═══ Data section
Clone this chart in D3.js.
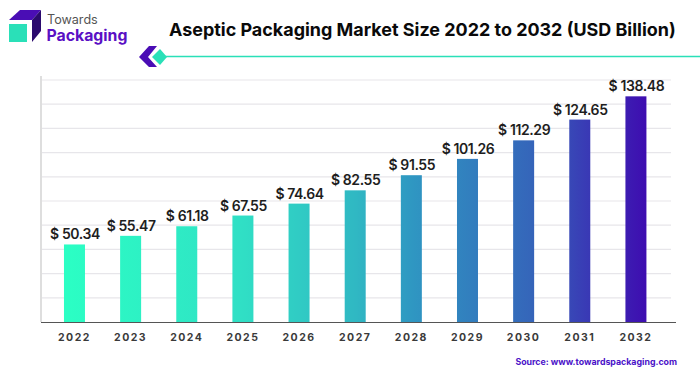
<!DOCTYPE html>
<html><head><meta charset="utf-8">
<script src="https://cdn.jsdelivr.net/npm/d3@7"></script>
<style>html,body{margin:0;padding:0;background:#fff}svg{display:block}text{font-family:Inter,sans-serif}</style>
</head><body><svg id="c" width="700" height="375"></svg>
<script>
const years=["2022","2023","2024","2025","2026","2027","2028","2029","2030","2031","2032"];
const values=[50.34,55.47,61.18,67.55,74.64,82.55,91.55,101.26,112.29,124.65,138.48];
const valueLabels=["$ 50.34","$ 55.47","$ 61.18","$ 67.55","$ 74.64","$ 82.55","$ 91.55","$ 101.26","$ 112.29","$ 124.65","$ 138.48"];
const gridValues=[18.6,33,47.4,61.8,76.2,90.6,105,119.4,133.8,148.2];
const gradientColors=["#2bffc4","#30e0c5","#30b8c3","#2f96c2","#3566ba","#3e0cb0"];
const gradientOffsets=[0,0.3,0.5,0.6,0.8,1];

const svg=d3.select("#c");
const x=d3.scaleBand().domain(years).range([46.4,664]).paddingInner(0.626).paddingOuter(0.313);
const y=d3.scaleLinear().domain([4.2,148.2]).range([322,80]);

const defs=svg.append("defs");
const g=defs.append("linearGradient").attr("id","barGrad").attr("gradientUnits","userSpaceOnUse")
 .attr("x1",64).attr("x2",647).attr("y1",0).attr("y2",0);
gradientColors.forEach((c,i)=>g.append("stop").attr("offset",gradientOffsets[i]).attr("stop-color",c));

// grid
svg.append("g").selectAll("line").data(gridValues).join("line")
 .attr("x1",41).attr("x2",671).attr("y1",d=>y(d)).attr("y2",d=>y(d))
 .attr("stroke","#e7e6ea").attr("stroke-width",1.2);
svg.append("line").attr("x1",41).attr("x2",41).attr("y1",76).attr("y2",322).attr("stroke","#dedede").attr("stroke-width",2);

// bars
svg.append("g").selectAll("rect").data(values).join("rect")
 .attr("x",(d,i)=>x(years[i])).attr("width",x.bandwidth())
 .attr("y",d=>y(d)).attr("height",d=>322-y(d)).attr("fill","url(#barGrad)");

// baseline
svg.append("line").attr("x1",41).attr("x2",676).attr("y1",322.5).attr("y2",322.5).attr("stroke","#555").attr("stroke-width",1.2);

// value labels
svg.append("g").selectAll("text").data(values).join("text")
 .attr("x",(d,i)=>x(years[i])+x.bandwidth()/2+0.5).attr("y",d=>y(d)-5)
 .attr("text-anchor","middle").attr("font-size",14).attr("font-weight",600).attr("letter-spacing",-0.4).attr("fill","#1e1e1e")
 .text((d,i)=>valueLabels[i]);

// year labels
svg.append("g").selectAll("text").data(years).join("text")
 .attr("x",d=>x(d)+x.bandwidth()/2).attr("y",340.5)
 .attr("text-anchor","middle").attr("font-size",10.5).attr("font-weight",700).attr("letter-spacing",1.5).attr("fill","#3a3a3a")
 .text(d=>d);

// title
svg.append("text").attr("x",169).attr("y",36).attr("font-size",17.95).attr("font-weight",700).attr("fill","#0a0a0a")
 .text("Aseptic Packaging Market Size 2022 to 2032 (USD Billion)");

// logo
svg.append("path").attr("d","M9 20L20 10H41L32 20Z").attr("fill","#4a0db5");
svg.append("path").attr("d","M32 20L41 10V31L32 42Z").attr("fill","#2b0a6e");
svg.append("rect").attr("x",9).attr("y",24).attr("width",18).attr("height",18).attr("fill","#2ae0b8");
svg.append("text").attr("x",47).attr("y",24).attr("font-size",12.6).attr("font-weight",400).attr("fill","#555").text("Towards");
svg.append("text").attr("x",46.5).attr("y",41).attr("font-size",15.8).attr("font-weight",700).attr("fill","#5a10c4").text("Packaging");

// decoration
svg.append("path").attr("d","M139 57L149 46H157L148 57L157 67H149Z").attr("fill","#4a0db5");
svg.append("path").attr("d","M152 57L160 49L167 57L160 65Z").attr("fill","#2ae0b8");
svg.append("line").attr("x1",165).attr("x2",700).attr("y1",56.5).attr("y2",56.5).attr("stroke","#2ae0b8").attr("stroke-width",1.6);

// source
svg.append("text").attr("x",677).attr("y",365).attr("text-anchor","end").attr("font-size",8.8).attr("font-weight",700).attr("fill","#4a12c8")
 .text("Source: www.towardspackaging.com");
</script></body></html>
══════
* _Written request_: Each line of the data should be quoted exactly, with pictures left out.

* _Answer_:
Clone this chart in D3.js.
<!DOCTYPE html>
<html><head><meta charset="utf-8">
<script src="https://cdn.jsdelivr.net/npm/d3@7"></script>
<style>html,body{margin:0;padding:0;background:#fff}svg{display:block}text{font-family:Inter,sans-serif}</style>
</head><body><svg id="c" width="700" height="375"></svg>
<script>
const years=["2022","2023","2024","2025","2026","2027","2028","2029","2030","2031","2032"];
const values=[50.34,55.47,61.18,67.55,74.64,82.55,91.55,101.26,112.29,124.65,138.48];
const valueLabels=["$ 50.34","$ 55.47","$ 61.18","$ 67.55","$ 74.64","$ 82.55","$ 91.55","$ 101.26","$ 112.29","$ 124.65","$ 138.48"];
const gridValues=[18.6,33,47.4,61.8,76.2,90.6,105,119.4,133.8,148.2];
const gradientColors=["#2bffc4","#30e0c5","#30b8c3","#2f96c2","#3566ba","#3e0cb0"];
const gradientOffsets=[0,0.3,0.5,0.6,0.8,1];

const svg=d3.select("#c");
const x=d3.scaleBand().domain(years).range([46.4,664]).paddingInner(0.626).paddingOuter(0.313);
const y=d3.scaleLinear().domain([4.2,148.2]).range([322,80]);

const defs=svg.append("defs");
const g=defs.append("linearGradient").attr("id","barGrad").attr("gradientUnits","userSpaceOnUse")
 .attr("x1",64).attr("x2",647).attr("y1",0).attr("y2",0);
gradientColors.forEach((c,i)=>g.append("stop").attr("offset",gradientOffsets[i]).attr("stop-color",c));

// grid
svg.append("g").selectAll("line").data(gridValues).join("line")
 .attr("x1",41).attr("x2",671).attr("y1",d=>y(d)).attr("y2",d=>y(d))
 .attr("stroke","#e7e6ea").attr("stroke-width",1.2);
svg.append("line").attr("x1",41).attr("x2",41).attr("y1",76).attr("y2",322).attr("stroke","#dedede").attr("stroke-width",2);

// bars
svg.append("g").selectAll("rect").data(values).join("rect")
 .attr("x",(d,i)=>x(years[i])).attr("width",x.bandwidth())
 .attr("y",d=>y(d)).attr("height",d=>322-y(d)).attr("fill","url(#barGrad)");

// baseline
svg.append("line").attr("x1",41).attr("x2",676).attr("y1",322.5).attr("y2",322.5).attr("stroke","#555").attr("stroke-width",1.2);

// value labels
svg.append("g").selectAll("text").data(values).join("text")
 .attr("x",(d,i)=>x(years[i])+x.bandwidth()/2+0.5).attr("y",d=>y(d)-5)
 .attr("text-anchor","middle").attr("font-size",14).attr("font-weight",600).attr("letter-spacing",-0.4).attr("fill","#1e1e1e")
 .text((d,i)=>valueLabels[i]);

// year labels
svg.append("g").selectAll("text").data(years).join("text")
 .attr("x",d=>x(d)+x.bandwidth()/2).attr("y",340.5)
 .attr("text-anchor","middle").attr("font-size",10.5).attr("font-weight",700).attr("letter-spacing",1.5).attr("fill","#3a3a3a")
 .text(d=>d);

// title
svg.append("text").attr("x",169).attr("y",36).attr("font-size",17.95).attr("font-weight",700).attr("fill","#0a0a0a")
 .text("Aseptic Packaging Market Size 2022 to 2032 (USD Billion)");

// logo
svg.append("path").attr("d","M9 20L20 10H41L32 20Z").attr("fill","#4a0db5");
svg.append("path").attr("d","M32 20L41 10V31L32 42Z").attr("fill","#2b0a6e");
svg.append("rect").attr("x",9).attr("y",24).attr("width",18).attr("height",18).attr("fill","#2ae0b8");
svg.append("text").attr("x",47).attr("y",24).attr("font-size",12.6).attr("font-weight",400).attr("fill","#555").text("Towards");
svg.append("text").attr("x",46.5).attr("y",41).attr("font-size",15.8).attr("font-weight",700).attr("fill","#5a10c4").text("Packaging");

// decoration
svg.append("path").attr("d","M139 57L149 46H157L148 57L157 67H149Z").attr("fill","#4a0db5");
svg.append("path").attr("d","M152 57L160 49L167 57L160 65Z").attr("fill","#2ae0b8");
svg.append("line").attr("x1",165).attr("x2",700).attr("y1",56.5).attr("y2",56.5).attr("stroke","#2ae0b8").attr("stroke-width",1.6);

// source
svg.append("text").attr("x",677).attr("y",365).attr("text-anchor","end").attr("font-size",8.8).attr("font-weight",700).attr("fill","#4a12c8")
 .text("Source: www.towardspackaging.com");
</script></body></html>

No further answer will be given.